MySQLpartitioningpostgresql

For our new system we are looking for database server. We considered a lot of pros/cons for MySQL(InnoDB) vs PostgreSQL and the breaking point for us is partitioning. We will choose the one which partitioning fits better our needs.

Our case

The IS is backend for selling tickets. We sell thousands of tickets daily so the table scales quite fast and seat reservations scale even faster.

+--------------+            +-------------------+
| tickets      |    1:N     | seat_reservations |
+--------------+            +-------------------+

We want to use date partitioning for both of these tables and some others but this is the core.

We need to force preserve db integrity via foreign keys or some similar solution. I know that InnoDB doesn't support FK with partitioning.

The questions

  • Does PostgreSQL support FK and Partitioning? Probably for rules based partitioning.
  • Is another way how to force preserve DB integrity?
  • Which SQL server do you recomend? (based on partitioning)

I plan to partition both tables. I want partition even more than that (log,…) but these are the main tables.

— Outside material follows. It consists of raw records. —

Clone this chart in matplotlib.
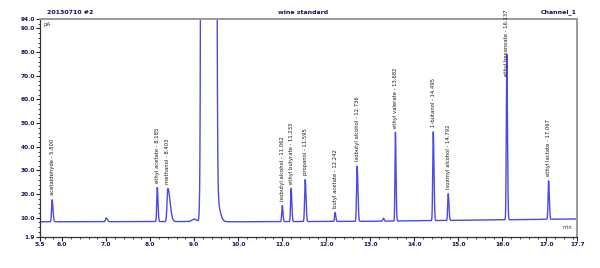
import numpy as np
import matplotlib
matplotlib.use("Agg")
import matplotlib.pyplot as plt
from matplotlib.ticker import MultipleLocator, FixedLocator

# peak table
names = ["acetaldehyde - 5.800", None, "ethyl acetate - 8.185", "methanol - 8.403",
         None, None, None,
         "isobutyl alcohol - 11.062", "ethyl butyrate - 11.233", "propanol - 11.595",
         "butyl acetate - 12.242", "isobutyl alcohol - 12.736", None,
         "ethyl valerate - 13.682", "1-butanol - 14.495", "isoamyl alcohol - 14.792",
         "ethyl hexanoate - 16.137", "ethyl lactate - 17.067"]
rt = [5.77, 7.00, 8.16, 8.40, 9.00, 9.33, 9.50, 11.00, 11.20, 11.52, 12.20, 12.70, 13.30,
      13.57, 14.43, 14.77, 16.10, 17.05]
height = [9.3, 1.6, 14.4, 14.0, 1.0, 1e6, 10.0, 6.8, 14.0, 17.7, 3.8, 23.4, 1.2,
          37.5, 37.5, 11.3, 70.0, 16.3]
sig_l = [0.012, 0.015, 0.012, 0.018, 0.05, 0.044, 0.03, 0.012, 0.012, 0.013, 0.012, 0.013, 0.015,
         0.010, 0.012, 0.012, 0.011, 0.012]
sig_r = [0.020, 0.025, 0.016, 0.050, 0.05, 0.044, 0.07, 0.015, 0.016, 0.018, 0.015, 0.018, 0.015,
         0.014, 0.016, 0.016, 0.015, 0.016]
base_t = [5.5, 9.0, 10.0, 13.0, 17.7]
base_v = [8.3, 8.4, 8.3, 8.5, 9.5]

xticks = [5.5, 6.0, 7.0, 8.0, 9.0, 10.0, 11.0, 12.0, 13.0, 14.0, 15.0, 16.0, 17.0, 17.7]
yticks = [1.9, 10.0, 20.0, 30.0, 40.0, 50.0, 60.0, 70.0, 80.0, 90.0, 94.0]

t = np.linspace(5.5, 17.7, 6000)
sig = np.interp(t, base_t, base_v)
for c, h, sl, sr in zip(rt, height, sig_l, sig_r):
    s = np.where(t < c, sl, sr)
    sig = sig + h * np.exp(-0.5 * ((t - c) / s) ** 2)

navy = "#14145a"
line_c = "#4a4ae8"

fig = plt.figure(figsize=(6.0, 2.68), dpi=100)
ax = fig.add_axes([0.067, 0.116, 0.895, 0.813])
ax.plot(t, sig, color=line_c, lw=1.0)
ax.set_xlim(5.5, 17.7)
ax.set_ylim(1.9, 94.0)

ax.xaxis.set_major_locator(FixedLocator(xticks))
ax.yaxis.set_major_locator(FixedLocator(yticks))
ax.xaxis.set_minor_locator(MultipleLocator(0.2))
ax.yaxis.set_minor_locator(MultipleLocator(2))
ax.set_xticklabels([f"{v:.1f}" for v in xticks])
ax.set_yticklabels([f"{v:.1f}" for v in yticks])
ax.tick_params(which="major", length=3, width=0.8, labelsize=4.2, colors="#222222",
               labelcolor=navy, pad=1)
ax.tick_params(which="minor", length=1.5, width=0.6, colors="#222222")
for lab in ax.get_xticklabels() + ax.get_yticklabels():
    lab.set_fontweight("bold")

for sp in ["top", "right"]:
    ax.spines[sp].set_color("#9a9a9a")
    ax.spines[sp].set_linewidth(1.4)
for sp in ["left", "bottom"]:
    ax.spines[sp].set_color("#333333")
    ax.spines[sp].set_linewidth(0.9)

# peak labels
for name, c, h in zip(names, rt, height):
    if name is None:
        continue
    top = np.interp(c, base_t, base_v) + h
    ax.text(c, min(top + 2.0, 70.0), name, rotation=90, ha="center", va="bottom",
            fontsize=3.8, color="#1a1a1a", clip_on=False)

ax.text(0.006, 0.985, "pA", transform=ax.transAxes, fontsize=4, color="#333333",
        ha="left", va="top")
ax.text(0.99, 0.03, "min", transform=ax.transAxes, fontsize=3.6, color="#333333",
        ha="right", va="bottom")

fig.text(0.078, 0.945, "20130710 #2", fontsize=4.5, fontweight="bold", color=navy,
         ha="left", va="bottom")
fig.text(0.505, 0.945, "wine standard", fontsize=4.5, fontweight="bold", color=navy,
         ha="center", va="bottom")
fig.text(0.962, 0.945, "Channel_1", fontsize=4.5, fontweight="bold", color=navy,
         ha="right", va="bottom")

fig.savefig("out.png", dpi=100)
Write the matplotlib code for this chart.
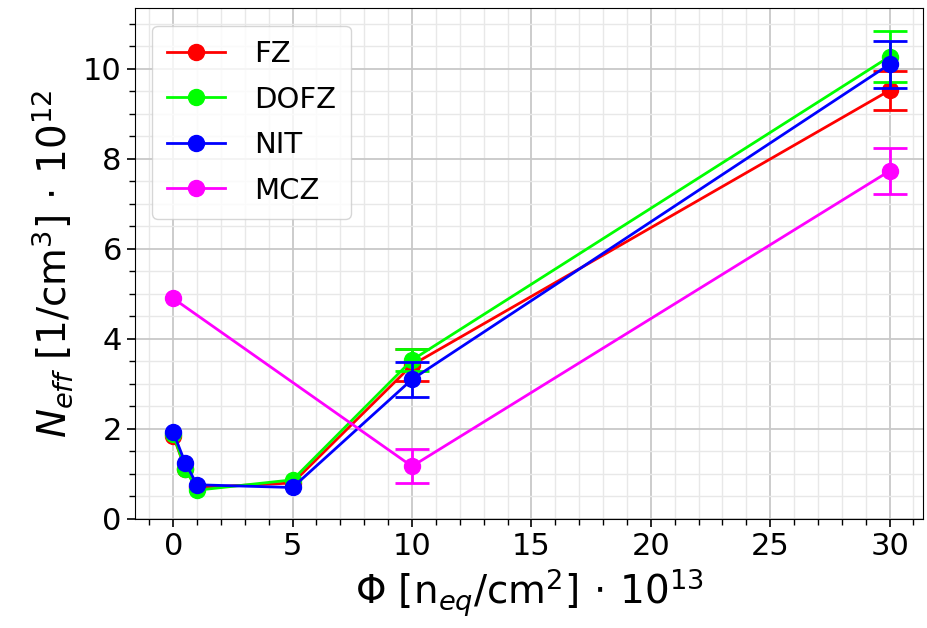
import numpy as np
import matplotlib
matplotlib.use("Agg")
import matplotlib.pyplot as plt
from matplotlib.ticker import MultipleLocator

# fluence [n_eq/cm^2 * 1e13]
phi = [0, 0.5, 1, 5, 10, 30]
phi_mcz = [0, 10, 30]

# N_eff [1/cm^3 * 1e12]
neff_fz = [1.85, 1.12, 0.70, 0.80, 3.42, 9.52]
neff_dofz = [1.88, 1.12, 0.64, 0.87, 3.53, 10.27]
neff_nit = [1.93, 1.25, 0.76, 0.70, 3.10, 10.10]
neff_mcz = [4.90, 1.17, 7.73]

# uncertainties only measured at 10 and 30
phi_err = [10, 30]
err_fz = [0.35, 0.44]
err_dofz = [0.25, 0.57]
err_nit = [0.38, 0.52]
err_mcz = [0.38, 0.51]

fig = plt.figure(figsize=(9.28, 6.28), dpi=100)
ax = fig.add_axes([135 / 928, 109 / 628, 788 / 928, 511 / 628])

series = [
    ("FZ", phi, neff_fz, err_fz, "#ff0000"),
    ("DOFZ", phi, neff_dofz, err_dofz, "#00ff00"),
    ("NIT", phi, neff_nit, err_nit, "#0000ff"),
    ("MCZ", phi_mcz, neff_mcz, err_mcz, "#ff00ff"),
]
for name, x, y, e, c in series:
    ax.plot(x, y, color=c, marker="o", markersize=11.5, lw=2, label=name)
    y_at = [y[x.index(p)] for p in phi_err]
    ax.errorbar(phi_err, y_at, yerr=e, fmt="none", ecolor=c,
                capsize=12, elinewidth=2, capthick=2)

ax.set_xlim(-1.6, 31.4)
ax.set_ylim(0, 11.35)
ax.xaxis.set_major_locator(MultipleLocator(5))
ax.xaxis.set_minor_locator(MultipleLocator(1))
ax.yaxis.set_major_locator(MultipleLocator(2))
ax.yaxis.set_minor_locator(MultipleLocator(0.5))
ax.grid(which="major", color="#c8c8c8", lw=1.3)
ax.grid(which="minor", color="#e8e8e8", lw=1.0)
ax.set_axisbelow(True)
ax.tick_params(which="major", labelsize=22, length=6, width=1.2)
ax.tick_params(which="minor", length=4, width=1.0)

ax.set_xlabel(r"$\Phi$ [n$_{eq}$/cm$^2$]$\,\cdot\,$10$^{13}$", fontsize=28, labelpad=4)
ax.set_ylabel(r"$N_{eff}$ [1/cm$^3$]$\,\cdot\,$10$^{12}$", fontsize=28, labelpad=6)

ax.legend(loc="upper left", fontsize=21, handlelength=2.0, borderpad=0.5,
          labelspacing=0.6, handletextpad=1.0, borderaxespad=0.6)

fig.savefig("out.png", dpi=100)
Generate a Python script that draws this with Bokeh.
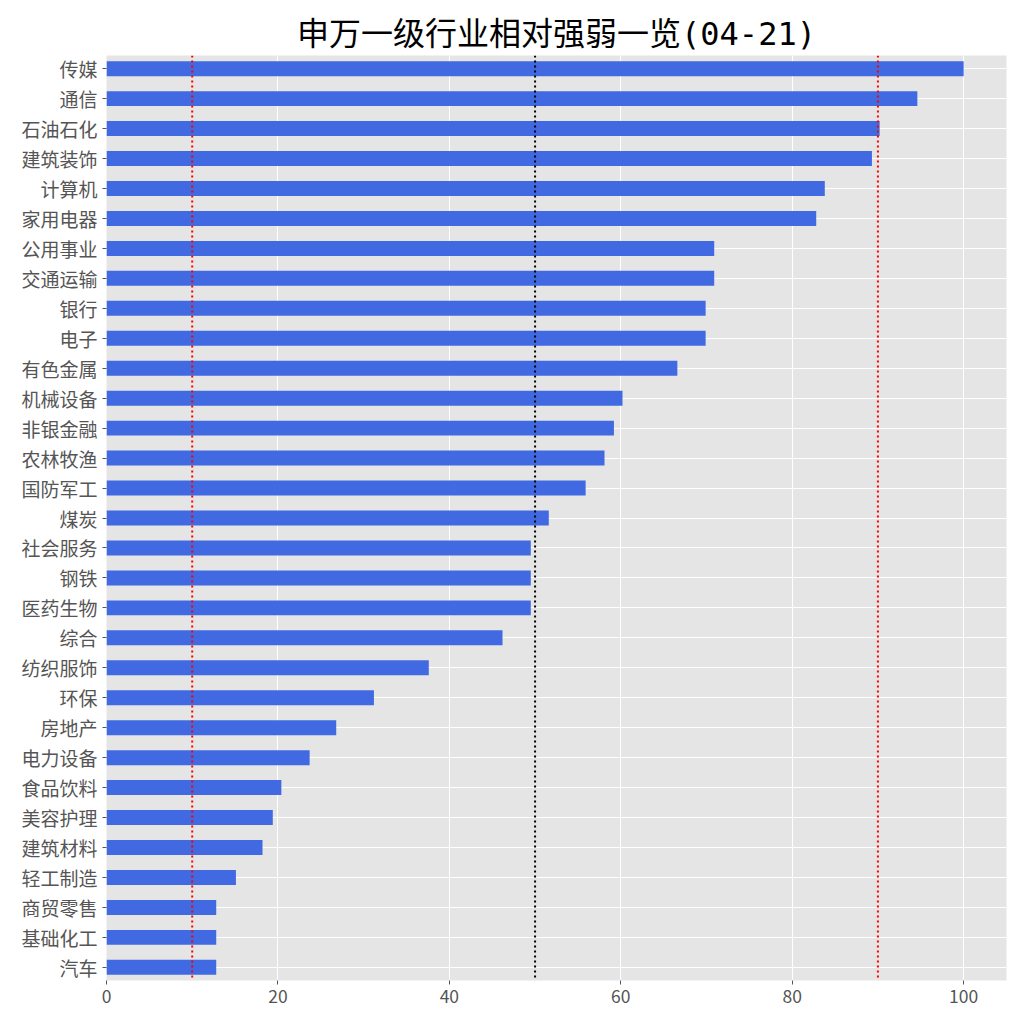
from bokeh.plotting import figure
from bokeh.models import Range1d, FixedTicker, Span, ColumnDataSource
from bokeh.embed import file_html
from bokeh.resources import INLINE

industries = ["传媒", "通信", "石油石化", "建筑装饰", "计算机", "家用电器", "公用事业", "交通运输",
              "银行", "电子", "有色金属", "机械设备", "非银金融", "农林牧渔", "国防军工", "煤炭",
              "社会服务", "钢铁", "医药生物", "综合", "纺织服饰", "环保", "房地产", "电力设备",
              "食品饮料", "美容护理", "建筑材料", "轻工制造", "商贸零售", "基础化工", "汽车"]
values = [100.0, 94.6, 90.2, 89.3, 83.8, 82.8, 70.9, 70.9,
          69.9, 69.9, 66.6, 60.2, 59.2, 58.1, 55.9, 51.6,
          49.5, 49.5, 49.5, 46.2, 37.6, 31.2, 26.8, 23.7,
          20.4, 19.4, 18.2, 15.1, 12.8, 12.8, 12.8]
x_ticks = [0, 20, 40, 60, 80, 100]
ref_lines = [10, 50, 90]
ref_colors = ["red", "black", "red"]
title_text = "申万一级行业相对强弱一览(04-21)"

n = len(industries)
ypos = [n - 1 - i for i in range(n)]
src = ColumnDataSource(dict(y=ypos, v=values, name=industries))

p = figure(width=1016, height=1016, output_backend="svg", toolbar_location=None,
           x_range=Range1d(0, 105), y_range=Range1d(-0.44, n - 1 + 0.44),
           frame_width=900, frame_height=925,
           min_border_left=106, min_border_right=10, min_border_top=55, min_border_bottom=30)

p.background_fill_color = "#E5E5E5"
p.border_fill_color = "white"
p.outline_line_color = None

p.hbar(y="y", right="v", left=0, height=0.5, source=src, color="#4169E1", line_color=None)

for xv, c in zip(ref_lines, ref_colors):
    p.add_layout(Span(location=xv, dimension="height", line_color=c,
                      line_width=2, line_dash="2 3"))

p.xaxis.ticker = FixedTicker(ticks=x_ticks)
p.yaxis.ticker = FixedTicker(ticks=ypos)
p.yaxis.major_label_overrides = {y: name for y, name in zip(ypos, industries)}

for ax in (p.xaxis[0], p.yaxis[0]):
    ax.axis_line_color = None
    ax.major_tick_line_color = "#555555"
    ax.major_tick_in = 0
    ax.major_tick_out = 4
    ax.minor_tick_line_color = None
    ax.major_label_text_color = "#555555"
    ax.major_label_text_font = "Noto Sans CJK SC"
p.yaxis.major_label_text_font_size = "19px"
p.xaxis.major_label_text_font_size = "17.5px"
p.yaxis.major_label_standoff = 5
p.xaxis.major_label_standoff = 5

p.xgrid.grid_line_color = "white"
p.xgrid.grid_line_width = 1
p.ygrid.grid_line_color = "white"
p.ygrid.grid_line_width = 1

p.title.text = title_text
p.title.align = "center"
p.title.text_font = "'DejaVu Sans Mono', 'Noto Sans CJK SC'"
p.title.text_font_size = "32px"
p.title.text_font_style = "normal"
p.title.text_color = "black"
p.title.standoff = 6

open("out.html", "w").write(file_html(p, INLINE))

We are just building the system so we want to use the newest versions; MySQL 5.6 or PostgreSQL 9.3. The r/w ratio will be about 3:1 (r:w), and the line count will be 700k growing about 100k per month so we have to be able to have more than 7m lines.

Best Answer

Ok, PostgreSQL does not directly support foreign keys and partitions. You can create a foreign key on each partition, but there is no way to have a foreign key against a set of partitions without either coding the constraint triggers yourself or using a key management table.

There are several ways to resolve this, but they require some understanding of underlying db implementation concepts to make perform well.

The first is to do your referential integrity enforcement manually through triggers. You can write constraint triggers which can be deferred (if needed) that check the existence of foreign key information. Note this is subject to ALTER TABLE DISABLE TRIGGER ALL issues but it should generally work.

The second is to have a separate table which stores keys and is maintained through a combination of triggers and bulk data operations. This can help a great deal.

So it is possible to enforce things but it requires a bit more work.

I don't know enough about MySQL's table partitioning capabilities to comment on it though.